Corporate Antihero John Sculley

 

INC.: Before there was the falling out with Jobs, there was a much publicized honeymoon. To the world, you were the "dynamic duo." Looking back, was there some way you could have preserved that successful collaboration?

SCULLEY: Our first year together really was incredible. We had gotten through a few small crises, and the working relationship between Steve and me was going as well as either one of us could ever have wished. In fact, after the first year, Steve decided to hold a surprise first-anniversary party for me with the entire board of directors and the executive staff and all their spouses. And Steve presented me with what I'd guess you'd call a montage with various memorabilia showing the chronology of my transition from Pepsi to Apple. In accepting it, I said the reason that I was so happy and why I felt Apple was working as well as it was was because Apple had one leader -- Steve and me. He brought the technology and the product vision, and I brought the marketing and the management experience. And it wasn't until later on, when we got into trouble, that I started to realize that what had appeared to be a strength was actually the beginnings of a potentially serious problem for Apple. We were so busy trying to make decisions between ourselves that we were cutting off the rest of the organization from the process. We were running a top-down organization, and people were beginning to resent it.

INC.: Was there some incident that brought that home to you?

SCULLEY: I think it was in the fall of 1984, at a planning meeting with middle managers and the executive staff. By that time, things had been going so well that I'd given Steve the title of executive vice-president, and he had become very vocal about things -- not just about the Macintosh division, which he headed, or new technologies, which he understood far better than I did, but about almost everything that went on at Apple. And I remember at this meeting Steve made a pitch that some of the different divisions of Apple -- the sales organization, the finance section, and so forth -- be run as if they were separate companies, so that each could take on the feel of a small business. It was an interesting idea, but nobody else was really buying it. As we were leaving the room after a rather heated discussion, I heard somebody whisper to a colleague, "Why doesn't Sculley shut him up?" And for the first time, I began thinking to myself that I had made a mistake. Steve was no longer content to be Steve Jobs the product visionary; he wanted to be Steve Jobs the manager.

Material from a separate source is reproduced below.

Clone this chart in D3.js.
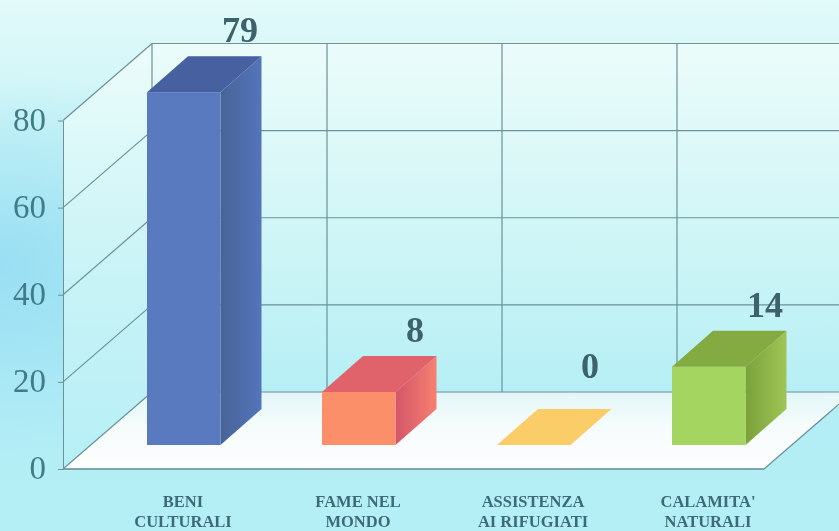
<!DOCTYPE html>
<html><head><meta charset="utf-8">
<script src="https://cdn.jsdelivr.net/npm/d3@7"></script>
<style>html,body{margin:0;padding:0;background:#b4eef5;overflow:hidden}svg{display:block}</style>
</head><body>
<svg id="c" width="839" height="531"></svg>
<script>
const categories = ["BENI CULTURALI", "FAME NEL MONDO", "ASSISTENZA AI RIFUGIATI", "CALAMITA' NATURALI"];
const labelLines = [["BENI", "CULTURALI"], ["FAME NEL", "MONDO"], ["ASSISTENZA", "AI RIFUGIATI"], ["CALAMITA'", "NATURALI"]];
const values = [79, 8, 0, 14];
const yTicks = [0, 20, 40, 60, 80];
const frontColors = ["#5a7abf", "#fb8f6b", "#fbcd68", "#a4d560"];
const topColors = ["#46609f", "#e0626a", "#fbcd68", "#84aa42"];
const sideDark = ["#486498", "#d4566a", "#fbcd68", "#7aa23a"];
const sideLight = ["#5474bb", "#f6806f", "#fbcd68", "#a0c556"];

const W = 839, H = 531;
const left = 63, right = 764, wallDX = 89, wallDY = -77, barDX = 41, barDY = -36, barW = 73.5, barBase = 445;
const svg = d3.select("#c");
const defs = svg.append("defs");

function grad(id, type, attrs, stops) {
  const g = defs.append(type).attr("id", id);
  Object.entries(attrs).forEach(([k, v]) => g.attr(k, v));
  stops.forEach(s => g.append("stop").attr("offset", s[0]).attr("stop-color", s[1]).attr("stop-opacity", s[2] === undefined ? 1 : s[2]));
}
grad("bg", "linearGradient", {x1: 0, y1: 0, x2: 0, y2: 1}, [[0, "#e2faf9"], [0.28, "#c8f3f6"], [0.6, "#b2ecf5"], [1, "#b4eff5"]]);
grad("blob", "radialGradient", {cx: 0, cy: 0.5, r: 0.36}, [[0, "#93dcf2", 0.85], [0.5, "#93dcf2", 0.4], [1, "#93dcf2", 0]]);
grad("wall", "linearGradient", {x1: 0, y1: 0, x2: 0, y2: 1}, [[0, "#ebfcfa"], [0.5, "#d2f6f6"], [1, "#b5eff5"]]);
grad("lwall", "linearGradient", {x1: 0, y1: 0, x2: 0, y2: 1}, [[0, "#ecfcfa"], [0.55, "#c8f3f6"], [1, "#b6eff6"]]);
grad("floor", "linearGradient", {x1: 0, y1: 0, x2: 0, y2: 1}, [[0, "#e2f6f7"], [0.45, "#f6fcfc"], [1, "#fdfefd"]]);
categories.forEach((c, i) => grad("side" + i, "linearGradient", {x1: 0, y1: 0, x2: 1, y2: 0}, [[0, sideDark[i]], [1, sideLight[i]]]));
defs.append("filter").attr("id", "soft").attr("x", "-5%").attr("y", "-5%").attr("width", "110%").attr("height", "110%")
  .append("feGaussianBlur").attr("stdDeviation", 0.6);

svg.append("rect").attr("width", W).attr("height", H).attr("fill", "url(#bg)");
svg.append("rect").attr("width", W).attr("height", H).attr("fill", "url(#blob)");
const root = svg.append("g").attr("filter", "url(#soft)");

const y = d3.scaleLinear().domain([0, 80]).range([469, 120.5]);
const gridX = d3.scaleBand().domain(categories).range([left + wallDX, left + wallDX + 175 * categories.length]);
const barX = d3.scalePoint().domain(categories).range([147, 672]);
const barY = d3.scaleLinear().domain([0, 8, 80]).range([barBase, 392, 88]);
const poly = pts => pts.map(p => p.join(",")).join(" ");
const gridColor = "#6a9298";

// walls and floor
const wallTop = y(80) + wallDY, wallBottom = y(0) + wallDY;
root.append("polygon").attr("fill", "url(#lwall)")
  .attr("points", poly([[left, y(80)], [left + wallDX, wallTop], [left + wallDX, wallBottom], [left, y(0)]]));
root.append("rect").attr("x", left + wallDX).attr("y", wallTop).attr("width", W - left - wallDX).attr("height", wallBottom - wallTop).attr("fill", "url(#wall)");
root.append("polygon").attr("fill", "url(#floor)")
  .attr("points", poly([[left, y(0)], [left + wallDX, wallBottom], [W, wallBottom], [W, y(0) + wallDY * (W - right) / wallDX], [right, y(0)]]));

// gridlines
const grid = root.append("g").attr("stroke", gridColor).attr("stroke-width", 1.2).attr("fill", "none");
yTicks.forEach(t => {
  grid.append("line").attr("x1", left).attr("y1", y(t)).attr("x2", left + wallDX).attr("y2", y(t) + wallDY);
  grid.append("line").attr("x1", left + wallDX).attr("y1", y(t) + wallDY).attr("x2", W).attr("y2", y(t) + wallDY);
});
categories.forEach(c => grid.append("line").attr("x1", gridX(c)).attr("x2", gridX(c)).attr("y1", wallTop).attr("y2", wallBottom));
grid.append("line").attr("x1", right).attr("y1", y(0)).attr("x2", W).attr("y2", y(0) + wallDY * (W - right) / wallDX);
grid.append("line").attr("x1", left).attr("x2", right).attr("y1", y(0)).attr("y2", y(0)).attr("stroke", "#5f8a92").attr("stroke-width", 1.4);

// y axis
const axis = root.append("g").attr("transform", `translate(${left},0)`)
  .call(d3.axisLeft(y).tickValues(yTicks).tickSize(5).tickSizeOuter(0).tickPadding(12));
axis.select(".domain").attr("stroke", gridColor);
axis.selectAll(".tick line").attr("stroke", gridColor);
axis.selectAll("text").attr("font-family", "Liberation Serif").attr("font-size", 33).attr("fill", "#3f7c88").attr("dy", "0.3em");

// bars
const bars = root.selectAll("g.bar").data(categories).join("g").attr("class", "bar");
bars.each(function (c, i) {
  const g = d3.select(this), v = values[i], x0 = barX(c), x1 = x0 + barW, t = barY(v);
  if (v > 0) {
    g.append("polygon").attr("fill", `url(#side${i})`)
      .attr("points", poly([[x1, t], [x1 + barDX, t + barDY], [x1 + barDX, barBase + barDY], [x1, barBase]]));
    g.append("rect").attr("x", x0).attr("y", t).attr("width", barW).attr("height", barBase - t).attr("fill", frontColors[i]);
  }
  g.append("polygon").attr("fill", topColors[i])
    .attr("points", poly([[x0, t], [x0 + barDX, t + barDY], [x1 + barDX, t + barDY], [x1, t]]));
  g.append("text").attr("x", x0 + 93).attr("y", t + barDY - (v > 0 ? 14 : 31))
    .attr("text-anchor", "middle").attr("font-family", "Liberation Serif").attr("font-weight", "bold")
    .attr("font-size", 36).attr("fill", "#3c626c").text(v);
});

// category labels
const labels = root.selectAll("text.cat").data(categories).join("text").attr("class", "cat")
  .attr("text-anchor", "middle").attr("font-family", "Liberation Serif").attr("font-weight", "bold")
  .attr("font-size", 16.5).attr("fill", "#3d6a78");
labels.each(function (c, i) {
  labelLines[i].forEach((l, j) => d3.select(this).append("tspan").attr("x", barX(c) + 36).attr("y", 507 + j * 19.5).text(l));
});
</script>
</body></html>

INC.: Which was precisely not what people had in mind when they hired you.

SCULLEY: In fact, a few months later, when the board of directors was reviewing my own performance, they expressed the same concern: that I was sharing too much of the power with Steve and not running the corporation myself.

INC.: They were concerned that things had reverted back to the way they were before you came?

SCULLEY: No, they were worried that things were even worse. When I arrived, one of the original founders, Mike Markkula, was filling in as CEO, and he was making most of the business decisions. Steve was leading what was then a small project of fewer than 100 people -- the Mac -- without any profit-and-loss responsibility. And he was only one of several of the company's resident technologists.

After I came, I kept handing Steve more and more authority. By the time of the final blowup, he was in a significant operating role, with more than 1,000 people reporting to him. He was the company's public spokesman and its undisputed resident technologist. I was supposed to be the CEO. Yet I was sandwiched between a visionary chairman above me and an operating executive below me overseeing the most critical parts of the company. And they were one and the same person! It created a nearly impossible situation.

INC.: When you finally did get control, and Jobs was out, one of the first decisions you made after reorganizing the company was to "open up" the Macintosh computer. And it always seemed to me that that was an appropriate technical metaphor for what was going on at the corporate level.

SCULLEY: The Macintosh was as much a personification of Steve Jobs as it was of Apple. It represented a very focused vision of how Steve saw the world. And just as Henry Ford felt when he created the Model T, that he was creating more than simply a product, Steve felt that with the Macintosh he would change the way people would view the computer. He didn't see the need for anyone to be able to modify the machine -- you could order it in any color, just as long as it was black, to use the Ford analogy. And what it meant was that, as Apple began to compete in a marketplace where there were lots of alternative products from competitors that offered a wide range of openness, the Macintosh became more an more isolated, because it still focused on the internal vision of the founder rather than on the needs of the customers. And it was becoming clear that our customers wanted more computing power, more memory, more disk capacity, and they wanted more flexibility in terms of connecting the Macintosh to other computers.

INC.: In fact, one criticism of Apple at the time was that it was too cocky -- that Apple was not interested in what customers wanted, and that Jobs would rather not sell a computer than sell one that might hook into a network, say, with an IBM.